Kuny started by defending a host of black South Africans involved in small offences such as pass burning, demonstrations, breaching banning orders, membership of a banned organisation, and the like, but his cases quickly escalated to defending those accused of terrorism and high treason.

One of his first political cases was when he appeared as a junior counsel to Joe Slovo in a case from Soweto that went to the high court. He also became part of the defence team in the Rivonia Trial of 1963 along with Joel Joffe, Bram Fischer, Arthur Chaskalson, and George Bizos. The accused, the judge, the prosecutors, and members of the defence team have all died, and Kuny was the last from this historic trial to be laid to rest.

Retired Judge Kathy Satchwell worked with Kuny from 1979 and remembers what made him so effective as a lawyer in those times. He had a reputation within the legal fraternity for being a serious, meticulous and disciplined advocate with integrity. Even apartheid judges would listen to him as they found him honest and reliable, and when he defended a case he focused on legal arguments, not on the political.

“He was neither grand nor glorious, but would at times work through the night on the heads of argument, and was meticulous in his research. If someone had even a chance of being acquitted, Denis would appeal to the judge and talk to them in a way they felt respected.

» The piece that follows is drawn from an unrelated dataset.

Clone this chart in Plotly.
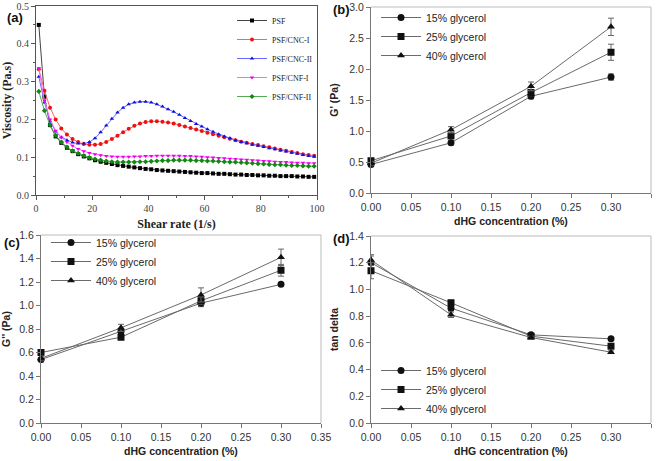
import plotly.graph_objects as go

# ---------------- Panel (a) data ----------------
shear_rate = [1, 3, 5, 7, 9, 11, 13, 15, 17, 19, 21, 23, 25, 27, 29, 31, 33, 35, 37, 39,
              41, 43, 45, 47, 49, 51, 53, 55, 57, 59, 61, 63, 65, 67, 69, 71, 73, 75, 77, 79,
              81, 83, 85, 87, 89, 91, 93, 95, 97, 99]
psf = [0.450, 0.260, 0.185, 0.155, 0.138, 0.125, 0.116, 0.108, 0.102, 0.097,
       0.092, 0.088, 0.085, 0.082, 0.079, 0.077, 0.075, 0.073, 0.071, 0.069,
       0.068, 0.066, 0.065, 0.064, 0.063, 0.062, 0.061, 0.060, 0.059, 0.058,
       0.058, 0.057, 0.056, 0.056, 0.055, 0.054, 0.054, 0.053, 0.053, 0.052,
       0.052, 0.051, 0.051, 0.050, 0.050, 0.050, 0.049, 0.049, 0.048, 0.048]
psf_cnc1 = [0.333, 0.276, 0.231, 0.200, 0.176, 0.160, 0.148, 0.140, 0.135, 0.133,
            0.133, 0.135, 0.140, 0.148, 0.157, 0.166, 0.175, 0.183, 0.189, 0.193,
            0.195, 0.195, 0.194, 0.192, 0.189, 0.185, 0.181, 0.177, 0.173, 0.169,
            0.165, 0.161, 0.157, 0.153, 0.149, 0.145, 0.141, 0.138, 0.135, 0.132,
            0.129, 0.126, 0.123, 0.120, 0.117, 0.114, 0.111, 0.108, 0.106, 0.104]
psf_cnc2 = [0.313, 0.245, 0.195, 0.168, 0.153, 0.145, 0.139, 0.136, 0.136, 0.140,
            0.150, 0.166, 0.184, 0.202, 0.218, 0.231, 0.240, 0.245, 0.247, 0.247,
            0.245, 0.240, 0.234, 0.227, 0.220, 0.212, 0.204, 0.196, 0.188, 0.181,
            0.174, 0.167, 0.161, 0.155, 0.150, 0.145, 0.140, 0.137, 0.133, 0.130,
            0.127, 0.124, 0.121, 0.118, 0.115, 0.112, 0.109, 0.106, 0.103, 0.101]
psf_cnf1 = [0.335, 0.250, 0.200, 0.170, 0.152, 0.140, 0.130, 0.122, 0.116, 0.111,
            0.108, 0.105, 0.103, 0.102, 0.101, 0.101, 0.101, 0.102, 0.102, 0.103,
            0.103, 0.104, 0.104, 0.104, 0.104, 0.104, 0.103, 0.103, 0.102, 0.101,
            0.100, 0.099, 0.098, 0.097, 0.096, 0.095, 0.094, 0.093, 0.092, 0.091,
            0.090, 0.089, 0.088, 0.087, 0.087, 0.086, 0.085, 0.085, 0.084, 0.084]
psf_cnf2 = [0.274, 0.223, 0.185, 0.158, 0.140, 0.127, 0.117, 0.110, 0.104, 0.099,
            0.095, 0.092, 0.090, 0.088, 0.087, 0.087, 0.087, 0.087, 0.088, 0.088,
            0.089, 0.090, 0.091, 0.091, 0.092, 0.092, 0.092, 0.092, 0.091, 0.091,
            0.090, 0.090, 0.089, 0.088, 0.087, 0.087, 0.086, 0.085, 0.084, 0.083,
            0.082, 0.081, 0.080, 0.080, 0.079, 0.078, 0.078, 0.077, 0.076, 0.076]
visc_names = ["PSF", "PSF/CNC-I", "PSF/CNC-II", "PSF/CNF-I", "PSF/CNF-II"]

# ---------------- Panels (b)-(d) data ----------------
dhg = [0.0, 0.1, 0.2, 0.3]
glyc_names = ["15% glycerol", "25% glycerol", "40% glycerol"]

gp_15 = [0.46, 0.81, 1.56, 1.87]
gp_25 = [0.52, 0.92, 1.62, 2.27]
gp_40 = [0.48, 1.02, 1.72, 2.68]
gp_15_err = [0.03, 0.03, 0.04, 0.05]
gp_25_err = [0.04, 0.04, 0.05, 0.13]
gp_40_err = [0.03, 0.05, 0.07, 0.14]

gpp_15 = [0.54, 0.78, 1.02, 1.18]
gpp_25 = [0.60, 0.73, 1.04, 1.30]
gpp_40 = [0.55, 0.81, 1.09, 1.41]
gpp_15_err = [0.02, 0.02, 0.03, 0.01]
gpp_25_err = [0.02, 0.02, 0.03, 0.05]
gpp_40_err = [0.02, 0.03, 0.06, 0.07]

td_15 = [1.20, 0.86, 0.66, 0.63]
td_25 = [1.14, 0.90, 0.65, 0.575]
td_40 = [1.22, 0.81, 0.64, 0.53]
td_15_err = [0.05, 0.02, 0.01, 0.01]
td_25_err = [0.06, 0.02, 0.01, 0.01]
td_40_err = [0.04, 0.02, 0.01, 0.01]

fig = go.Figure()

# ---------------- Panel (a) traces ----------------
visc_series = [psf, psf_cnc1, psf_cnc2, psf_cnf1, psf_cnf2]
line_cols = ["#444444", "#ff6060", "#6a6aff", "#ff66ff", "#55aa55"]
mark_cols = ["#000000", "#ee1111", "#1111dd", "#ee00ee", "#118811"]
mark_syms = ["square", "circle", "triangle-up", "triangle-down", "diamond"]
for name, ys, lc, mc, ms in zip(visc_names, visc_series, line_cols, mark_cols, mark_syms):
    fig.add_trace(go.Scatter(
        x=shear_rate, y=ys, name=name, mode="lines+markers",
        line=dict(color=lc, width=1), marker=dict(color=mc, size=4, symbol=ms),
        xaxis="x", yaxis="y", legend="legend", cliponaxis=False))

# ---------------- Panels (b)-(d) traces ----------------
syms = ["circle", "square", "triangle-up"]
panels = [
    ("x2", "y2", "legend2", [gp_15, gp_25, gp_40], [gp_15_err, gp_25_err, gp_40_err]),
    ("x3", "y3", "legend3", [gpp_15, gpp_25, gpp_40], [gpp_15_err, gpp_25_err, gpp_40_err]),
    ("x4", "y4", "legend4", [td_15, td_25, td_40], [td_15_err, td_25_err, td_40_err]),
]
for xa, ya, lg, ys_list, err_list in panels:
    for name, ys, errs, sym in zip(glyc_names, ys_list, err_list, syms):
        fig.add_trace(go.Scatter(
            x=dhg, y=ys, name=name, mode="lines+markers",
            line=dict(color="#6a6a6a", width=1),
            marker=dict(color="#111111", size=7, symbol=sym),
            error_y=dict(type="data", array=errs, color="#666666", thickness=1, width=3),
            xaxis=xa, yaxis=ya, legend=lg, cliponaxis=False))

W, H = 661, 461


def xd(a, b):
    return [a / W, b / W]


def yd(top, bottom):
    return [1 - bottom / H, 1 - top / H]


serif = "Liberation Serif"
sans = "Liberation Sans"

ax_a_common = dict(showline=True, linecolor="#555555", linewidth=1, mirror=True,
                   ticks="outside", ticklen=4, tickcolor="#555555", showgrid=False,
                   zeroline=False, automargin=False,
                   tickfont=dict(family=serif, size=10, color="#444444"))

ax_common = dict(showline=True, linecolor="#777777", linewidth=1, mirror=False,
                 ticks="outside", ticklen=4, tickcolor="#777777", showgrid=False,
                 zeroline=False, automargin=False,
                 tickfont=dict(family=sans, size=10.5, color="#333333"))

xt_title = dict(text="dHG concentration (%)", font=dict(family=sans, size=10.5, color="#222222",
                                                          weight="bold"), standoff=6)

fig.update_layout(
    width=W, height=H, margin=dict(l=0, r=0, t=0, b=0),
    paper_bgcolor="white", plot_bgcolor="white",
    xaxis=dict(domain=xd(36, 317), range=[0, 100], dtick=20,
               minor=dict(dtick=10, ticks="outside", ticklen=2, tickcolor="#555555"),
               anchor="y",
               title=dict(text="Shear rate (1/s)", font=dict(family=serif, size=12, color="#222222", weight="bold"), standoff=6),
               **ax_a_common),
    yaxis=dict(domain=yd(6, 195), range=[0, 0.5], dtick=0.1, tickformat=".1f",
               minor=dict(dtick=0.05, ticks="outside", ticklen=2, tickcolor="#555555"),
               anchor="x",
               title=dict(text="Viscosity (Pa.s)", font=dict(family=serif, size=12, color="#222222", weight="bold"), standoff=6),
               **ax_a_common),
    xaxis2=dict(domain=xd(371, 651), range=[0, 0.35], dtick=0.05, tickformat=".2f", anchor="y2",
                title=xt_title, **ax_common),
    yaxis2=dict(domain=yd(7, 193), range=[0, 3.0], dtick=0.5, tickformat=".1f", anchor="x2",
                title=dict(text="G' (Pa)", font=dict(family=sans, size=10.5, color="#222222", weight="bold"), standoff=8),
                **ax_common),
    xaxis3=dict(domain=xd(41, 321), range=[0, 0.35], dtick=0.05, tickformat=".2f", anchor="y3",
                title=xt_title, **ax_common),
    yaxis3=dict(domain=yd(235, 423), range=[0, 1.6], dtick=0.2, tickformat=".1f", anchor="x3",
                title=dict(text="G'' (Pa)", font=dict(family=sans, size=10.5, color="#222222", weight="bold"), standoff=8),
                **ax_common),
    xaxis4=dict(domain=xd(371, 651), range=[0, 0.35], dtick=0.05, tickformat=".2f", anchor="y4",
                title=xt_title, **ax_common),
    yaxis4=dict(domain=yd(236, 423), range=[0, 1.4], dtick=0.2, tickformat=".1f", anchor="x4",
                title=dict(text="tan delta", font=dict(family=sans, size=10.5, color="#222222", weight="bold"), standoff=8),
                **ax_common),
    legend=dict(x=232 / W, y=1 - 6 / H, xanchor="left", yanchor="top",
                font=dict(family=serif, size=8, color="#222222"), bgcolor="rgba(0,0,0,0)",
                itemwidth=30, tracegroupgap=0),
    legend2=dict(x=376 / W, y=1 - 3 / H, xanchor="left", yanchor="top",
                 font=dict(family=sans, size=10.5, color="#222222"), bgcolor="rgba(0,0,0,0)",
                 itemwidth=40),
    legend3=dict(x=46 / W, y=1 - 228 / H, xanchor="left", yanchor="top",
                 font=dict(family=sans, size=10.5, color="#222222"), bgcolor="rgba(0,0,0,0)",
                 itemwidth=40),
    legend4=dict(x=376 / W, y=1 - 356 / H, xanchor="left", yanchor="top",
                 font=dict(family=sans, size=10.5, color="#222222"), bgcolor="rgba(0,0,0,0)",
                 itemwidth=40),
)

# light frames on top/right of panels (b)-(d)
for xa, ya in [("x2", "y2"), ("x3", "y3"), ("x4", "y4")]:
    fig.add_shape(type="line", xref=f"{xa} domain", yref=f"{ya} domain", x0=0, x1=1, y0=1, y1=1,
                  line=dict(color="#bbbbbb", width=1))
    fig.add_shape(type="line", xref=f"{xa} domain", yref=f"{ya} domain", x0=1, x1=1, y0=0, y1=1,
                  line=dict(color="#bbbbbb", width=1))

labels = [("(a)", 5, 18), ("(b)", 331, 10), ("(c)", 2, 242), ("(d)", 331, 238)]
for txt, px, py in labels:
    fig.add_annotation(text=f"<b>{txt}</b>", xref="paper", yref="paper", x=px / W, y=1 - py / H,
                       xanchor="left", yanchor="middle", showarrow=False,
                       font=dict(family=sans, size=13, color="#111111"))

fig.write_html("out.html")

In the terrorism case of Alan Fine, Denis managed to get him acquitted, which showed how effective he was,” Satchwell recounted.

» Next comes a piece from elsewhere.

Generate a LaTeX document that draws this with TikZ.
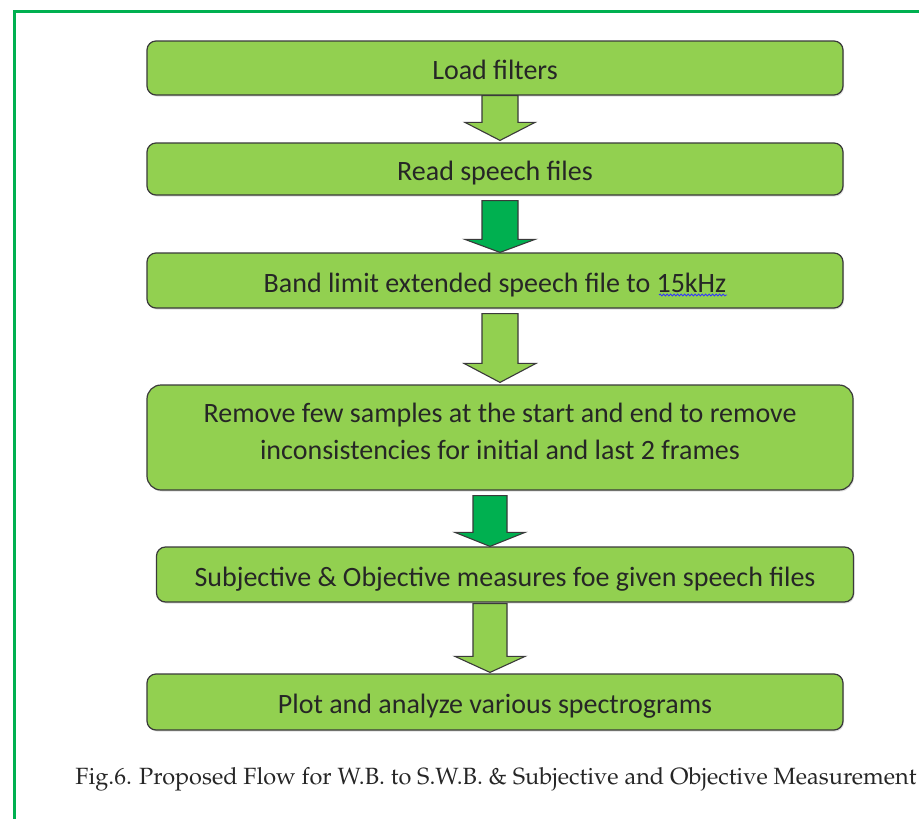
\documentclass[tikz,border=0pt]{standalone}
\usepackage{fontspec}
\setmainfont{Carlito}
\usetikzlibrary{calc,shadows,decorations.pathmorphing}
\definecolor{leaf}{HTML}{92D050}
\definecolor{deepgreen}{HTML}{00B050}
\definecolor{edge}{HTML}{3A3A3A}
\tikzset{
  stepbox/.style={draw=edge, line width=1.2pt, fill=leaf, rounded corners=9pt,
    font=\fontsize{28}{34}\selectfont, text=black!85, inner sep=0pt,
    drop shadow={shadow xshift=1pt, shadow yshift=-1.5pt, opacity=0.25}},
  blockarrow/.style={draw=edge, line width=1.1pt, line join=miter},
}
% block arrow between two named boxes:
% #1 fill, #2 upper box, #3 lower box, #4 centre x, #5 gap below upper box,
% #6 gap above lower box, #7 head length, #8 shaft half width, #9 head half width
\newcommand\flowarrow[9]{%
  \path[blockarrow, fill=#1] let \p1=(#2.south), \p2=(#3.north) in
    (#4pt-#8pt, \y1-#5pt) -- (#4pt+#8pt, \y1-#5pt) -- (#4pt+#8pt, \y2+#6pt+#7pt)
    -- (#4pt+#9pt, \y2+#6pt+#7pt) -- (#4pt, \y2+#6pt) -- (#4pt-#9pt, \y2+#6pt+#7pt)
    -- (#4pt-#8pt, \y2+#6pt+#7pt) -- cycle;}
% one line of box text, baseline a fixed distance below the box centre
\newcommand\lowered[1]{\raisebox{-11.5pt}[0pt][0pt]{#1}}
\begin{document}
\begin{tikzpicture}[x=1pt, y=-1pt]
\useasboundingbox (0,0) rectangle (919,819);
\fill[white] (0,0) rectangle (919,819);
% outer frame
\draw[deepgreen, line width=3pt] (14,819) -- (14,11) -- (919,11);

\node[stepbox, minimum width=696pt, minimum height=54pt] (b1) at (495,68) {\lowered{Load filters}};
\node[stepbox, minimum width=696pt, minimum height=52pt] (b2) at (495,169) {\lowered{Read speech files}};
\node[stepbox, minimum width=696pt, minimum height=55pt] (b3) at (495,280.5) {\lowered{Band limit extended speech file to 15kHz}};
\node[stepbox, minimum width=706pt, minimum height=105pt, rounded corners=14pt] (b4) at (500,437.5)
  {\raisebox{-21.5pt}[0pt][0pt]{\parbox[b]{700pt}{\centering\fontsize{28}{37}\selectfont
    Remove few samples at the start and end to remove\\inconsistencies for initial and last 2 frames}}};
\node[stepbox, minimum width=697pt, minimum height=55pt] (b5) at (505,574.5) {\lowered{Subjective \& Objective measures foe given speech files}};
\node[stepbox, minimum width=696pt, minimum height=56pt] (b6) at (495,702) {\lowered{Plot and analyze various spectrograms}};

% spell-check underline under 15kHz
\draw[blue!80, line width=0.8pt, decorate,
      decoration={snake, amplitude=1pt, segment length=3.5pt}] (659,295) -- (727,295);

\flowarrow{leaf}{b1}{b2}{500}{0}{2}{18}{18}{35}
\flowarrow{deepgreen}{b2}{b3}{500}{5}{0}{13}{18}{35}
\flowarrow{leaf}{b3}{b4}{500}{5}{2}{19}{18}{36}
\flowarrow{deepgreen}{b4}{b5}{490}{5}{0}{14}{17}{35}
\flowarrow{leaf}{b5}{b6}{490}{1}{1}{16}{17}{35}

\node[font={\fontencoding{T1}\fontfamily{ppl}\fontsize{23.5}{28}\selectfont}, text=black!85, inner sep=0pt]
  (cap) at (496,779) {Fig.6. Proposed Flow for W.B. to S.W.B. \& Subjective and Objective Measurement};
\end{tikzpicture}
\end{document}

Kuny defended students in the Nusas trial in 1975, among them Eddie Webster who said, “He had an eye for detail and managed to sanitise our radical ideas in a way that made them sound reasonable and perfectly sensible.” Webster relayed that after Denis had led him through his defence and cross-examination, Webster’s father had said to him, “When you were arrested I supported you because you were my son, now I have heard you and your lawyers I defend you because what you did was right.”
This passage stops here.